Pictures at the Exhibitions

Paulus Pontius
Thomiris with
the Head of Cyrus

 
Albrecht Dürer
Portrait of
Ulrich Varnbuler

 
Rembrandt van Rijn
Christ Preaching
 
Johann Peter Pichler
Portrait of
Rembrandt

 
Lucas van Leyden
Portrait of a Young Man
 
Sylvester Rosa Koehler
 
The Smithsonian participated in major exhibitions such as the nation's Centennial at Philadelphia in 1876, the Ohio Valley Centennial at Cincinnati in 1888, and the World's Columbian Exposition at Chicago in 1893. This activity was seen as "making the work of the Museum known to the people of the Republic," and involvement in these expositions furnished the Smithsonian with excellent opportunities to acquire collections.

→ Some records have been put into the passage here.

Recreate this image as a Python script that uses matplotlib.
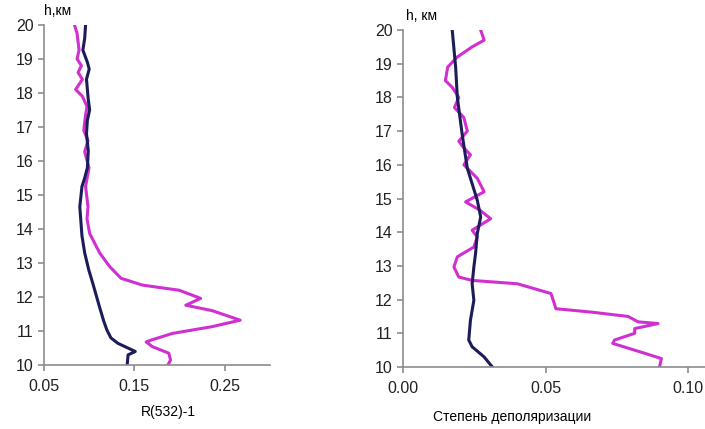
import matplotlib.pyplot as plt

plt.rcParams['font.family'] = ['Liberation Sans', 'DejaVu Sans']

# left panel: R(532)-1 profiles
h_blue_l = [20.0, 19.6, 19.26, 18.9, 18.7, 18.4, 18.1, 17.8, 17.5, 17.2, 16.8, 16.3, 15.8,
            15.5, 15.25, 14.65, 14.26, 13.8, 13.3, 12.8, 12.4, 11.7, 11.3, 11.03, 10.8,
            10.64, 10.4, 10.3, 10.0]
r_blue_l = [0.096, 0.095, 0.093, 0.098, 0.100, 0.097, 0.098, 0.099, 0.1005, 0.098, 0.097,
            0.099, 0.098, 0.095, 0.092, 0.0896, 0.0907, 0.092, 0.095, 0.0995, 0.104, 0.1115,
            0.116, 0.1196, 0.124, 0.1317, 0.151, 0.143, 0.142]

h_mag_l = [20.0, 19.75, 19.26, 19.0, 18.8, 18.6, 18.4, 18.1, 17.9, 17.6, 17.35, 16.9, 16.6,
           16.27, 15.8, 15.25, 14.65, 14.3, 13.87, 13.3, 12.9, 12.55, 12.35, 12.2, 11.96,
           11.76, 11.6, 11.32, 11.13, 10.93, 10.73, 10.68, 10.54, 10.35, 10.15, 10.0]
r_mag_l = [0.0837, 0.0866, 0.0888, 0.0866, 0.0914, 0.0877, 0.0925, 0.085, 0.0925, 0.0976,
           0.096, 0.094, 0.0987, 0.095, 0.0998, 0.096, 0.0987, 0.0976, 0.1005, 0.1115, 0.1225,
           0.1353, 0.159, 0.1995, 0.2233, 0.2068, 0.236, 0.267, 0.236, 0.192, 0.168, 0.163,
           0.170, 0.188, 0.19, 0.187]

# right panel: depolarization
h_blue_r = [20.0, 18.9, 18.0, 16.9, 15.9, 14.95, 14.45, 13.96, 13.37, 12.97, 12.47, 11.98,
            11.39, 10.8, 10.6, 10.3, 10.0]
d_blue_r = [0.0172, 0.0184, 0.019, 0.0207, 0.0225, 0.026, 0.0272, 0.026, 0.0254, 0.0248,
            0.0242, 0.0248, 0.0236, 0.023, 0.0242, 0.0284, 0.0313]

h_mag_r = [20.0, 19.7, 19.5, 19.2, 18.9, 18.5, 18.3, 18.0, 17.7, 17.4, 17.0, 16.7, 16.5,
           16.3, 16.0, 15.6, 15.2, 14.9, 14.65, 14.4, 14.06, 13.86, 13.56, 13.27, 12.97,
           12.67, 12.57, 12.47, 12.18, 11.9, 11.73, 11.63, 11.5, 11.34, 11.29, 11.14, 11.0,
           10.8, 10.7, 10.5, 10.25, 10.0]
d_mag_r = [0.0272, 0.0284, 0.0242, 0.019, 0.0156, 0.0148, 0.0172, 0.0195, 0.018, 0.0213,
           0.0225, 0.0195, 0.0213, 0.0236, 0.0213, 0.026, 0.0284, 0.0219, 0.027, 0.0307,
           0.0242, 0.026, 0.0248, 0.019, 0.0178, 0.0195, 0.0242, 0.0401, 0.0519, 0.053,
           0.0536, 0.066, 0.079, 0.0825, 0.0895, 0.0813, 0.0813, 0.0742, 0.0736, 0.0813,
           0.0907, 0.090]

blue = '#1c1c5a'
magenta = '#d030d0'
grey = '#8c8c8c'

fig = plt.figure(figsize=(7.05, 4.29), dpi=100)
ax1 = fig.add_axes([0.0624, 0.149, 0.3206, 0.793])
ax2 = fig.add_axes([0.572, 0.1445, 0.428, 0.7855])

def style(ax):
    for s in ['top', 'right']:
        ax.spines[s].set_visible(False)
    for s in ['left', 'bottom']:
        ax.spines[s].set_color(grey)
        ax.spines[s].set_linewidth(1.2)
    ax.tick_params(colors=grey, labelcolor='#222222', labelsize=11.5, length=4, width=1.2)
    ax.set_ylim(10, 20)
    ax.set_yticks(range(10, 21))
    ax.tick_params(axis='x', pad=6)

ax1.plot(r_mag_l, h_mag_l, color=magenta, lw=2.2)
ax1.plot(r_blue_l, h_blue_l, color=blue, lw=2.2)
style(ax1)
ax1.set_xlim(0.05, 0.30)
ax1.set_xticks([0.05, 0.15, 0.25])
ax1.set_xticklabels(['0.05', '0.15', '0.25'])
ax1.set_xlabel('R(532)-1', fontsize=10, labelpad=8, x=0.55)
ax1.text(0.0, 1.02, 'h,км', transform=ax1.transAxes, fontsize=10, ha='left', va='bottom')

ax2.plot(d_mag_r, h_mag_r, color=magenta, lw=2.2)
ax2.plot(d_blue_r, h_blue_r, color=blue, lw=2.2)
style(ax2)
ax2.set_xlim(0.0, 0.106)
ax2.set_xticks([0.0, 0.05, 0.10])
ax2.set_xticklabels(['0.00', '0.05', '0.10'])
ax2.set_xlabel('Степень деполяризации', fontsize=10, labelpad=10, x=0.36)
ax2.text(0.01, 1.02, 'h, км', transform=ax2.transAxes, fontsize=10, ha='left', va='bottom')

fig.savefig('out.png', dpi=100)
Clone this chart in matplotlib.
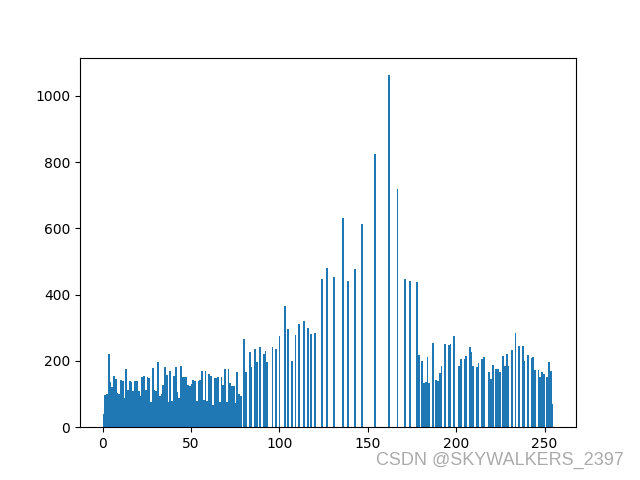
import numpy as np
import matplotlib
matplotlib.use('Agg')
import matplotlib.pyplot as plt

levels = np.arange(256)
counts = [
    40, 98, 101, 221, 135, 121, 155, 146, 103, 100, 143, 140, 88, 176, 113, 138,      # 0-15
    135, 108, 138, 140, 108, 95, 150, 155, 113, 150, 148, 77, 179, 113, 108, 197,     # 16-31
    93, 100, 128, 183, 156, 77, 171, 80, 155, 183, 105, 88, 185, 150, 150, 150,       # 32-47
    128, 125, 131, 143, 140, 80, 140, 143, 170, 82, 170, 80, 161, 155, 67, 148,       # 48-63
    148, 150, 77, 150, 128, 176, 77, 176, 133, 123, 123, 73, 167, 101, 95, 0,         # 64-79
    267, 167, 0, 228, 182, 0, 237, 197, 0, 243, 0, 221, 230, 197, 0, 0,               # 80-95
    243, 0, 237, 0, 276, 0, 0, 366, 0, 297, 0, 200, 0, 279, 0, 312,                   # 96-111
    0, 0, 321, 0, 300, 0, 282, 0, 285, 0, 0, 0, 448, 0, 0, 481,                       # 112-127
    0, 0, 0, 454, 0, 0, 0, 0, 632, 0, 0, 442, 0, 0, 0, 478,                           # 128-143
    0, 0, 0, 614, 0, 0, 0, 0, 0, 0, 823, 0, 0, 0, 0, 0,                               # 144-159
    0, 0, 1062, 0, 0, 0, 0, 720, 0, 0, 0, 448, 0, 0, 442, 0,                          # 160-175
    0, 0, 439, 218, 0, 200, 134, 137, 211, 134, 0, 255, 0, 143, 140, 164,             # 176-191
    185, 0, 252, 0, 249, 252, 0, 276, 0, 0, 185, 206, 0, 206, 215, 0,                 # 192-207
    243, 228, 185, 0, 182, 194, 0, 206, 212, 0, 0, 167, 146, 188, 0, 176,             # 208-223
    176, 167, 0, 215, 185, 221, 185, 0, 233, 0, 285, 0, 246, 0, 246, 200,             # 224-239
    0, 218, 0, 209, 212, 173, 0, 173, 152, 167, 161, 0, 152, 197, 170, 70,            # 240-255
]

fig, ax = plt.subplots(figsize=(6.4, 4.8), dpi=100)
ax.hist(levels, bins=256, weights=counts)

fig.text(0.974, 0.041, 'CSDN @SKYWALKERS_2397', ha='right', va='center',
         fontsize=13, color='#ababab', family=['Liberation Sans', 'DejaVu Sans'])

plt.savefig('out.png')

Congress appropriated funds to purchase objects for these expositions. As official government projects, they represented another means of building the National Collection. Curator S. R. Koehler bought some splendid prints for the exhibitions, including the choicest old master prints in the collection. He showed these examples, together with photomechanical specimens, to represent chronological and topical sequences in the development of printed pictures. A selection of fine prints purchased originally for the Cincinnati and Columbian expositions is displayed here.